DESCRIPTION OF THE TASK
Repeat every line of the listing below exactly, minus the pictures.

# START OF DATASET SECTION

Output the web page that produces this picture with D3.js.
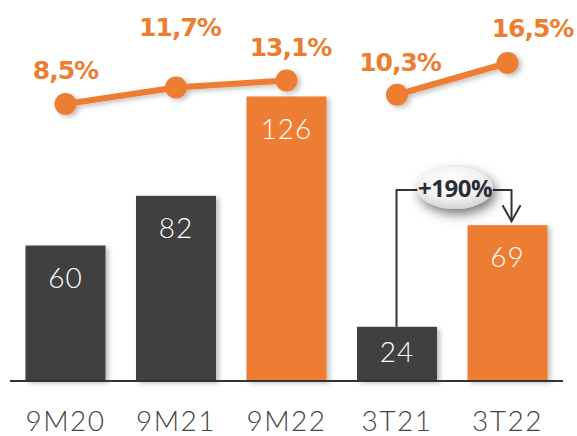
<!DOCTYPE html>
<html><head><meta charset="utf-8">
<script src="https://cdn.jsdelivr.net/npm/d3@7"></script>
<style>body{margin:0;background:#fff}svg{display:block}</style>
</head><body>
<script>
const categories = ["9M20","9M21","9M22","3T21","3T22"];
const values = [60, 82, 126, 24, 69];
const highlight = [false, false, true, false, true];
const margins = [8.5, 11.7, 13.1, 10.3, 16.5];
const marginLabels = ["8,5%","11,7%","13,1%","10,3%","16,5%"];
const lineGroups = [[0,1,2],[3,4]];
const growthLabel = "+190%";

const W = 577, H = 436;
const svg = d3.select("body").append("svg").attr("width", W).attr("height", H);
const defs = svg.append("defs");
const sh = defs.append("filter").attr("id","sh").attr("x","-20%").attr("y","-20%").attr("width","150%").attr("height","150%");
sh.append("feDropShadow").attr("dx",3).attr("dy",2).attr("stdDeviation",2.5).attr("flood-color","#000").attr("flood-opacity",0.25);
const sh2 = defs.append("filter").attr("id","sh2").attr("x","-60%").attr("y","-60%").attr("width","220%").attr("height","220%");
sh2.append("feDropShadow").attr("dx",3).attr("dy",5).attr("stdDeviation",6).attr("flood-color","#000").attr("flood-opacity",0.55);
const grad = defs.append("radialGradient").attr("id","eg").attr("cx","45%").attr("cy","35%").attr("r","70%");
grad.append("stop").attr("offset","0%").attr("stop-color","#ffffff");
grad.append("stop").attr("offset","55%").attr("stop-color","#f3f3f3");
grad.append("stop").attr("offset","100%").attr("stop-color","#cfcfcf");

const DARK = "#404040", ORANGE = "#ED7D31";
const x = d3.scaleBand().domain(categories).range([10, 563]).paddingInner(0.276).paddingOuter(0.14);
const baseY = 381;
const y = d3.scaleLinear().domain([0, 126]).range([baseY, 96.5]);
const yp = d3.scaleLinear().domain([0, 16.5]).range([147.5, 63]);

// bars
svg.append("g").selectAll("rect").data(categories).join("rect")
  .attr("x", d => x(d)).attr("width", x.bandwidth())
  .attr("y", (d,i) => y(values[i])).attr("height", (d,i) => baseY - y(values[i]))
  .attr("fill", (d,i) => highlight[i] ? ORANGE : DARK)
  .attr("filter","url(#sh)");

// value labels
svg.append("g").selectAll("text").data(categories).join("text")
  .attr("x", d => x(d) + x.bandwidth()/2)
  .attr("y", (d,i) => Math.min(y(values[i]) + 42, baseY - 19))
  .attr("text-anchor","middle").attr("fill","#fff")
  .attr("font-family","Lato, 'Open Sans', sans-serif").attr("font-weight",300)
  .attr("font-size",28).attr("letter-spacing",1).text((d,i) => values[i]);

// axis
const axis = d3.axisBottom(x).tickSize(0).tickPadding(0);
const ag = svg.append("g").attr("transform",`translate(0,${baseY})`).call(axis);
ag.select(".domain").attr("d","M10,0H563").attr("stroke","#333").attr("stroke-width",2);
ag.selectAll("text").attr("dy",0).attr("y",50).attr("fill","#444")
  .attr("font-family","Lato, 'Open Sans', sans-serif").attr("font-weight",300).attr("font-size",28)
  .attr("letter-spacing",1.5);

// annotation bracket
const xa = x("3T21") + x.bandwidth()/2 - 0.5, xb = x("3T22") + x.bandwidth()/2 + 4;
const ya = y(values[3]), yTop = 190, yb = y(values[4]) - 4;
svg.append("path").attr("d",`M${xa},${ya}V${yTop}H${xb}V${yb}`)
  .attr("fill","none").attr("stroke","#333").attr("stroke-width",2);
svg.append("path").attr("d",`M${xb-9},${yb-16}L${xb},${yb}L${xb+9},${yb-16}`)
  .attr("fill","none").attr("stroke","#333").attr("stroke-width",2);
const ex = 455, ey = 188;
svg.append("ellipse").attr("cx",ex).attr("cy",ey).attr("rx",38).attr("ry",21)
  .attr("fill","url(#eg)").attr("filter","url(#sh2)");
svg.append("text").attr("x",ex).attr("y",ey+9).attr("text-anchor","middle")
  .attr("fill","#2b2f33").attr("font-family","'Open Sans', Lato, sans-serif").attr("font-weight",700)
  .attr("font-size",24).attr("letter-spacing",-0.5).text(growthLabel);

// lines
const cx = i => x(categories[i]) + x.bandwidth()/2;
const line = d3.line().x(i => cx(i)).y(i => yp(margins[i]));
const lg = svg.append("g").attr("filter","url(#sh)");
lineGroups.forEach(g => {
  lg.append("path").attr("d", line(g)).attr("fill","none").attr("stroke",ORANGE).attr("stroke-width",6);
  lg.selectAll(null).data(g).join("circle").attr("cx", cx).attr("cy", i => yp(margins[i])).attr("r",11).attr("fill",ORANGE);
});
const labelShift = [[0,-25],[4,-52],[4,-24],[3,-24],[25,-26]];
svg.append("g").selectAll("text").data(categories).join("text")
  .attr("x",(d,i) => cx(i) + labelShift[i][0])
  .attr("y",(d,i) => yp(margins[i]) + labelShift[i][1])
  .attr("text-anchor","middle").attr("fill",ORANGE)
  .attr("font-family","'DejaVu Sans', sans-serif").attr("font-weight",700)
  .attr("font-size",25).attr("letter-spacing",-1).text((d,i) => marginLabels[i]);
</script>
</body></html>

# END OF DATASET SECTION

TASK RESULT
Output the web page that produces this picture with D3.js.
<!DOCTYPE html>
<html><head><meta charset="utf-8">
<script src="https://cdn.jsdelivr.net/npm/d3@7"></script>
<style>body{margin:0;background:#fff}svg{display:block}</style>
</head><body>
<script>
const categories = ["9M20","9M21","9M22","3T21","3T22"];
const values = [60, 82, 126, 24, 69];
const highlight = [false, false, true, false, true];
const margins = [8.5, 11.7, 13.1, 10.3, 16.5];
const marginLabels = ["8,5%","11,7%","13,1%","10,3%","16,5%"];
const lineGroups = [[0,1,2],[3,4]];
const growthLabel = "+190%";

const W = 577, H = 436;
const svg = d3.select("body").append("svg").attr("width", W).attr("height", H);
const defs = svg.append("defs");
const sh = defs.append("filter").attr("id","sh").attr("x","-20%").attr("y","-20%").attr("width","150%").attr("height","150%");
sh.append("feDropShadow").attr("dx",3).attr("dy",2).attr("stdDeviation",2.5).attr("flood-color","#000").attr("flood-opacity",0.25);
const sh2 = defs.append("filter").attr("id","sh2").attr("x","-60%").attr("y","-60%").attr("width","220%").attr("height","220%");
sh2.append("feDropShadow").attr("dx",3).attr("dy",5).attr("stdDeviation",6).attr("flood-color","#000").attr("flood-opacity",0.55);
const grad = defs.append("radialGradient").attr("id","eg").attr("cx","45%").attr("cy","35%").attr("r","70%");
grad.append("stop").attr("offset","0%").attr("stop-color","#ffffff");
grad.append("stop").attr("offset","55%").attr("stop-color","#f3f3f3");
grad.append("stop").attr("offset","100%").attr("stop-color","#cfcfcf");

const DARK = "#404040", ORANGE = "#ED7D31";
const x = d3.scaleBand().domain(categories).range([10, 563]).paddingInner(0.276).paddingOuter(0.14);
const baseY = 381;
const y = d3.scaleLinear().domain([0, 126]).range([baseY, 96.5]);
const yp = d3.scaleLinear().domain([0, 16.5]).range([147.5, 63]);

// bars
svg.append("g").selectAll("rect").data(categories).join("rect")
  .attr("x", d => x(d)).attr("width", x.bandwidth())
  .attr("y", (d,i) => y(values[i])).attr("height", (d,i) => baseY - y(values[i]))
  .attr("fill", (d,i) => highlight[i] ? ORANGE : DARK)
  .attr("filter","url(#sh)");

// value labels
svg.append("g").selectAll("text").data(categories).join("text")
  .attr("x", d => x(d) + x.bandwidth()/2)
  .attr("y", (d,i) => Math.min(y(values[i]) + 42, baseY - 19))
  .attr("text-anchor","middle").attr("fill","#fff")
  .attr("font-family","Lato, 'Open Sans', sans-serif").attr("font-weight",300)
  .attr("font-size",28).attr("letter-spacing",1).text((d,i) => values[i]);

// axis
const axis = d3.axisBottom(x).tickSize(0).tickPadding(0);
const ag = svg.append("g").attr("transform",`translate(0,${baseY})`).call(axis);
ag.select(".domain").attr("d","M10,0H563").attr("stroke","#333").attr("stroke-width",2);
ag.selectAll("text").attr("dy",0).attr("y",50).attr("fill","#444")
  .attr("font-family","Lato, 'Open Sans', sans-serif").attr("font-weight",300).attr("font-size",28)
  .attr("letter-spacing",1.5);

// annotation bracket
const xa = x("3T21") + x.bandwidth()/2 - 0.5, xb = x("3T22") + x.bandwidth()/2 + 4;
const ya = y(values[3]), yTop = 190, yb = y(values[4]) - 4;
svg.append("path").attr("d",`M${xa},${ya}V${yTop}H${xb}V${yb}`)
  .attr("fill","none").attr("stroke","#333").attr("stroke-width",2);
svg.append("path").attr("d",`M${xb-9},${yb-16}L${xb},${yb}L${xb+9},${yb-16}`)
  .attr("fill","none").attr("stroke","#333").attr("stroke-width",2);
const ex = 455, ey = 188;
svg.append("ellipse").attr("cx",ex).attr("cy",ey).attr("rx",38).attr("ry",21)
  .attr("fill","url(#eg)").attr("filter","url(#sh2)");
svg.append("text").attr("x",ex).attr("y",ey+9).attr("text-anchor","middle")
  .attr("fill","#2b2f33").attr("font-family","'Open Sans', Lato, sans-serif").attr("font-weight",700)
  .attr("font-size",24).attr("letter-spacing",-0.5).text(growthLabel);

// lines
const cx = i => x(categories[i]) + x.bandwidth()/2;
const line = d3.line().x(i => cx(i)).y(i => yp(margins[i]));
const lg = svg.append("g").attr("filter","url(#sh)");
lineGroups.forEach(g => {
  lg.append("path").attr("d", line(g)).attr("fill","none").attr("stroke",ORANGE).attr("stroke-width",6);
  lg.selectAll(null).data(g).join("circle").attr("cx", cx).attr("cy", i => yp(margins[i])).attr("r",11).attr("fill",ORANGE);
});
const labelShift = [[0,-25],[4,-52],[4,-24],[3,-24],[25,-26]];
svg.append("g").selectAll("text").data(categories).join("text")
  .attr("x",(d,i) => cx(i) + labelShift[i][0])
  .attr("y",(d,i) => yp(margins[i]) + labelShift[i][1])
  .attr("text-anchor","middle").attr("fill",ORANGE)
  .attr("font-family","'DejaVu Sans', sans-serif").attr("font-weight",700)
  .attr("font-size",25).attr("letter-spacing",-1).text((d,i) => marginLabels[i]);
</script>
</body></html>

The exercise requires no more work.